Frame rules. However,・・・.

この間,MVアグスタのことをちょこっと書いたか,と思います。


 すっかりフットボールにかかわる話以外を書かないかのようなブログになっているにもかかわらず,忘れた頃に突然変異的にまるっきり関係ないことを書きたくなるのが性分なのですが,このMVアグスタに関してはちょっとした意味を込めたつもりでもあるのです。


 それが,今回タイトルに掲げた“Frame rules.”ということです。


 バイクの運動特性を真剣に考えた結果として,マッシモ・タンブリーニさんはひとつの正解を導き出したのだとか。フロント・フォーク,スイングアームの位置関係を適正に保ち,同時にエンジンという重量物を最適な位置へと配置するために,フレーム・ディメンションを追い求めた。その結果として,エンジンはこのフレームに搭載するための,最適なサイズを持ったものとして新規設計されたのだといいます。エンジンが先行していたのではありません。フレームがすべての要素を決定付けるものとして位置付けられたのです。クルマの世界で言えば,シャシー・エンジニアリングによってアドバンテージを築き上げようとする,ロータスのようなやり方でしょうか。


 このアプローチ,どこかで見たことがあるのではないでしょうか。


 イビツァ・オシムさんのチーム構築アプローチは,どちらかと言えば最適なフレーム・ワークを見つけ出そうとする,タンブリーニさんのような感じがするのです。プレイヤーという各要素が持っているパフォーマンス,そして持っているはずのポテンシャルを最大限に引き出すために,最も適しているフレーム・ワークはどのようなものなのか,という観点が基礎にあるような感じがするのです。


 対して,前任指揮官の基本的な発想は,現状考えられる最高の各要素を集め,その各要素によってディメンションを決めていく,という技術アプローチのように見えます。同じように,クルマで例えてみるならば,強烈なエンジン性能によって相手を凌駕しようという,かつてのフェラーリであったりホンダのアプローチとどこか似ているかも知れません。


 どちらが正解,ということはあり得ないと思います。


 フレームだけでモーターサイクルが作れるわけでも,また逆に,エンジンだけでモーターサイクルができるわけでもないからです。ハッキリ言ってしまえば,最終的な目標が,「優れたモーターサイクルを作り上げる」という点でブレがないのであれば,どんなアプローチを採用しようとも行き着く先は誤差の範囲内ではないか,と思うからです。高峰を攻略するのに,南側ルートを使うのか,それとも北側ルートを使うのか,というくらいの差でしかないだろうと感じるのです。
 

 ただ,前任指揮官は,あまりにもフレームに対する理解が浅かった。


 ひとつひとつの要素を最適に,というのは「部分最適」という発想に陥りがちであり,全体がまとまったときにどれだけのパフォーマンスが発揮できるのか,という部分での検証が難しくなってしまう。そのために,熟成がある時点から進まなくなる,という事態に陥ったのだろうと思いますが,俯瞰的な視点を失っていないならば,決して間違ったアプローチではありません。

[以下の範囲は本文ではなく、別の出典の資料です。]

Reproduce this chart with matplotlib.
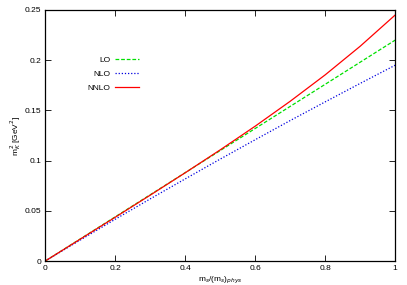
import matplotlib
matplotlib.use("Agg")
import matplotlib.pyplot as plt

# valeurs
ms_ratio = [0.0, 0.1, 0.2, 0.3, 0.4, 0.5, 0.6, 0.7, 0.8, 0.9, 1.0]
mk2_lo = [0.0, 0.022, 0.044, 0.066, 0.088, 0.110, 0.132, 0.154, 0.176, 0.198, 0.220]
mk2_nlo = [0.0, 0.0209, 0.0416, 0.0619, 0.0818, 0.1015, 0.1208, 0.1399, 0.1585, 0.1769, 0.195]
mk2_nnlo = [0.0, 0.0218, 0.0436, 0.0656, 0.0879, 0.1107, 0.1343, 0.1591, 0.1854, 0.2139, 0.245]

xticks = [0, 0.2, 0.4, 0.6, 0.8, 1]
xtick_labels = ["0", "0.2", "0.4", "0.6", "0.8", "1"]
yticks = [0, 0.05, 0.1, 0.15, 0.2, 0.25]
ytick_labels = ["0", "0.05", "0.1", "0.15", "0.2", "0.25"]

plt.rcParams["font.family"] = ["Liberation Sans", "DejaVu Sans"]

fig = plt.figure(figsize=(4.07, 2.85), dpi=100)
ax = fig.add_axes([0.111, 0.084, 0.860, 0.881])

ax.plot(ms_ratio, mk2_lo, color="#00e000", lw=0.9, linestyle=(0, (3, 1.5)), label="LO")
ax.plot(ms_ratio, mk2_nlo, color="#0000e0", lw=0.9, linestyle=(0, (1, 1.5)), label="NLO")
ax.plot(ms_ratio, mk2_nnlo, color="#ff0000", lw=0.9, label="NNLO")

ax.set_xlim(0, 1)
ax.set_ylim(0, 0.25)
ax.set_xticks(xticks)
ax.set_xticklabels(xtick_labels)
ax.set_yticks(yticks)
ax.set_yticklabels(ytick_labels)
ax.tick_params(direction="in", top=True, right=True, labelsize=6, length=4, width=0.6, pad=3)
for s in ax.spines.values():
    s.set_linewidth(0.9)

ax.set_xlabel("m$_s$/(m$_s$)$_{phys}$", fontsize=6, labelpad=2)
ax.set_ylabel("m$_K^2$ [GeV$^2$]", fontsize=6, labelpad=1)

# légende : texte à droite aligné, échantillon de ligne après
ax.legend(loc="upper left", bbox_to_anchor=(0.10, 0.845), frameon=False, markerfirst=False,
          fontsize=6, handlelength=2.9, handletextpad=0.5, labelspacing=0.7)

fig.savefig("out.png", dpi=100)
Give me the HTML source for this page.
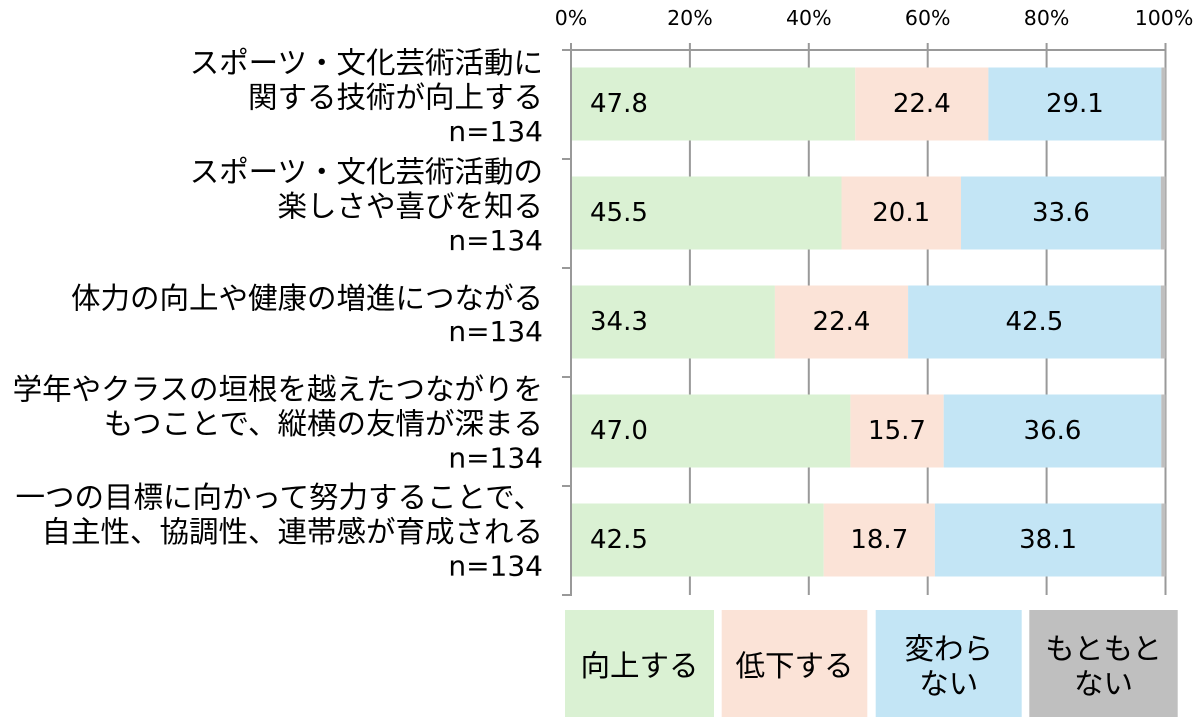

 タンブリーニさんにしてみても,F4に搭載するエンジンに対する要求は相当高かったはずです。実際にライディングしたテスト・ライダーさんのインプレッションを読んだことがありますが(買える財力もない私が,試乗しようという度胸はありません。当然ながら。),高回転までシッカリと吹け上がる,それでいてモーターのように無機的なものではなく,官能性を持ったエンジンだといいます。フレームを最重要課題として位置付けながらも,決して要素を軽視しているわけではない。“However”に続くフレーズが用意されている,と見るのが自然でしょう。


 ならば,サッカーマガジン誌(9月26日号)の表紙を飾るフレーズ,

 日本代表にファンタジスタは不要なのか。


という問いかけには,自然と解答が出ているような感じが,私にはします。ただ,いまはフレーム開発の時期にあてているのさ,という指揮官の呟きが聞こえるような気もするし。